Kronologi Kasus Dugaan Korupsi Buloa Makassar

Mahasiswa Himpunan Islam (HMI) menuntut kasus Jentang dituntaskan (Liputan6.com/ Eka Hakim)
Mahasiswa Himpunan Islam (HMI) menuntut kasus Jentang dituntaskan (Liputan6.com/ Eka Hakim)

Diketahui, pasca ditetapkan sebagai tersangka dalam kasus dugaan korupsi penyewaan lahan negara di Kelurahan Buloa, Kecamatan Tallo, Makassar, Jentang dikabarkan minggat bersama istri ke Jakarta, tepatnya Kamis 2 November 2017 dan hingga saat ini memilih buron dan tak memenuhi panggilan penyidik Kejati Sulsel.

Jentang dinilai berperan sebagai aktor utama dibalik terjadinya kerugian negara dalam pelaksanaan kegiatan penyewaan lahan negara yang terdapat di Kelurahan Buloa, Kecamatan Tallo, Makassar.

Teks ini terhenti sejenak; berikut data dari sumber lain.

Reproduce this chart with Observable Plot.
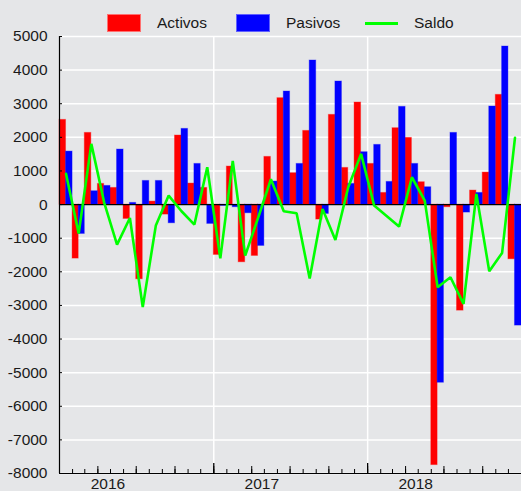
<!DOCTYPE html>
<html>
<head>
<meta charset="utf-8">
<script src="https://cdn.jsdelivr.net/npm/d3@7"></script>
<script src="https://cdn.jsdelivr.net/npm/@observablehq/plot@0.6"></script>
<style>
  html, body { margin: 0; padding: 0; background: #e5e6e8; }
  body { width: 521px; height: 491px; overflow: hidden; font-family: "Liberation Sans", Arial, sans-serif; }
  #legend { position: relative; height: 28px; width: 521px; font-size: 15.5px; color: #1a1a1a; }
  #legend .sw { position: absolute; top: 14px; width: 34px; height: 18px; box-sizing: border-box; }
  #legend .ln { position: absolute; top: 22px; width: 33px; height: 3px; }
  #legend .lb { position: absolute; top: 14px; line-height: 18px; }
  #chart svg { display: block; }
</style>
</head>
<body>
<div id="legend"></div>
<div id="chart"></div>
<script>
const months = [
  "2016-01","2016-02","2016-03","2016-04","2016-05","2016-06","2016-07","2016-08","2016-09","2016-10","2016-11","2016-12",
  "2017-01","2017-02","2017-03","2017-04","2017-05","2017-06","2017-07","2017-08","2017-09","2017-10","2017-11","2017-12",
  "2018-01","2018-02","2018-03","2018-04","2018-05","2018-06","2018-07","2018-08","2018-09","2018-10","2018-11","2018-12"
];
const activos = [2520, -1607, 2133, 615, 496, -427, -2222, 89, -298, 2054, 625, 496,
  -1498, 1131, -1716, -1528, 1419, 3165, 933, 2192, -446, 2669, 1091, 3036,
  1210, 347, 2272, 1984, 665, -7750, -79, -3155, 417, 952, 3264, -1627];
const pasivos = [1577, -873, 397, 556, 1637, 50, 704, 704, -556, 2252, 1210, -575,
  -40, -79, -258, -1230, 685, 3363, 1210, 4286, -278, 3661, 615, 1558,
  1776, 675, 2907, 1210, 516, -5300, 2133, -238, 347, 2917, 4702, -3600];
const saldo = [913, -860, 1806, 60, -1190, -400, -3050, -625, 268, -198, -595, 1110,
  -1600, 1300, -1518, -400, 754, -198, -258, -2200, -129, -1052, 516, 1508,
  -30, -340, -655, 813, 119, -2460, -2163, -2956, 317, -1984, -1438, 1984];
const years = [2016, 2017, 2018];
const yTicks = [5000, 4000, 3000, 2000, 1000, 0, -1000, -2000, -3000, -4000, -5000, -6000, -7000, -8000];
const series = [
  {name: "Activos", color: "#ff0000", type: "bar"},
  {name: "Pasivos", color: "#0000ff", type: "bar"},
  {name: "Saldo", color: "#00ff00", type: "line"}
];

// legend
const legend = document.getElementById("legend");
const legendX = [107, 236, 365];
const labelX = [157, 286, 414];
series.forEach((s, i) => {
  const sw = document.createElement("div");
  if (s.type === "bar") {
    sw.className = "sw";
    sw.style.background = s.color;
    sw.style.border = "1px solid " + (s.color === "#ff0000" ? "#ff7070" : "#6060ff");
  } else {
    sw.className = "ln";
    sw.style.background = s.color;
  }
  sw.style.left = legendX[i] + "px";
  legend.appendChild(sw);
  const lb = document.createElement("div");
  lb.className = "lb";
  lb.style.left = labelX[i] + "px";
  lb.textContent = s.name;
  legend.appendChild(lb);
});

const parse = d3.utcParse("%Y-%m");
const rows = months.map((m, i) => {
  const start = parse(m);
  const end = d3.utcMonth.offset(start, 1);
  const mid = new Date((+start + +end) / 2);
  return {start, end, mid, activos: activos[i], pasivos: pasivos[i], saldo: saldo[i]};
});
const xStart = rows[0].start;
const xEnd = rows[rows.length - 1].end;
const allMonths = d3.utcMonth.range(xStart, xEnd);
const quarterMonths = allMonths.filter(d => d.getUTCMonth() % 3 === 0);
const yearStarts = years.map(y => new Date(Date.UTC(y, 0, 1)));
const innerYearStarts = yearStarts.slice(1);
const yearLabels = years.map(y => ({year: String(y), x: new Date(Date.UTC(y, 3, 25))}));

const font = "Liberation Sans, Arial, sans-serif";

const chart = Plot.plot({
  width: 521,
  height: 463,
  marginTop: 8,
  marginBottom: 18,
  marginLeft: 59,
  marginRight: 0,
  style: {background: "#e5e6e8", fontFamily: font, fontSize: "15.5px", color: "#1a1a1a", overflow: "visible"},
  x: {type: "utc", domain: [xStart, xEnd]},
  y: {domain: [-8000, 5000]},
  marks: [
    Plot.gridY(yTicks, {stroke: "#ffffff", strokeOpacity: 1, strokeWidth: 1.5}),
    Plot.gridX(innerYearStarts, {stroke: "#ffffff", strokeOpacity: 1, strokeWidth: 1.5}),
    Plot.rectY(rows, {x1: "start", x2: "mid", y1: 0, y2: "activos", fill: "#ff0000", stroke: "#ff0000", strokeOpacity: 0.35, strokeWidth: 1}),
    Plot.rectY(rows, {x1: "mid", x2: "end", y1: 0, y2: "pasivos", fill: "#0000ff", stroke: "#0000ff", strokeOpacity: 0.35, strokeWidth: 1}),
    Plot.ruleY([0], {stroke: "#000000", strokeWidth: 1.2}),
    Plot.lineY(rows, {x: "mid", y: "saldo", stroke: "#00ff00", strokeWidth: 2.6, strokeLinejoin: "miter"}),
    Plot.ruleX([xStart], {stroke: "#000000", strokeWidth: 1.2}),
    Plot.ruleY([-8000], {stroke: "#000000", strokeWidth: 1.2}),
    Plot.axisY(yTicks, {tickSize: -3, tickFormat: null, text: null, stroke: "#000000"}),
    Plot.axisY(yTicks, {tickSize: 0, tickPadding: 12, tickFormat: d => String(d), fill: "#1a1a1a", fontSize: 15.5, label: null}),
    Plot.axisX(allMonths, {tickSize: -4, text: null, tickFormat: null, label: null, stroke: "#000000"}),
    Plot.axisX(quarterMonths, {tickSize: -7, text: null, tickFormat: null, label: null, stroke: "#000000"}),
    Plot.axisX(innerYearStarts, {tickSize: -10, text: null, tickFormat: null, label: null, stroke: "#000000", strokeWidth: 1.3}),
    Plot.text(yearLabels, {x: "x", text: "year", frameAnchor: "bottom", dy: 11, lineAnchor: "middle", fontSize: 15.5, fill: "#1a1a1a"})
  ]
});
document.getElementById("chart").appendChild(chart);
</script>
</body>
</html>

Penetapan dirinya sebagai tersangka telah dikuatkan oleh beberapa bukti diantaranya bukti yang didapatkan dari hasil pengembangan fakta persidangan atas tiga terdakwa dalam kasus korupsi penyewaan lahan negara buloa yang hingga saat ini perkaranya bergulir di tingkat kasasi. Ketiga terdakwa masing-masing M. Sabri, Rusdin dan Jayanti.

Selain itu, bukti lainnya yakni hasil penelusuran tim penyidik dengan Pusat Pelatihan dan Aliran Transaksi Keuangan (PPATK). Dimana dana sewa lahan diambil oleh Jentang melalui keterlibatan pihak lain terlebih dahulu.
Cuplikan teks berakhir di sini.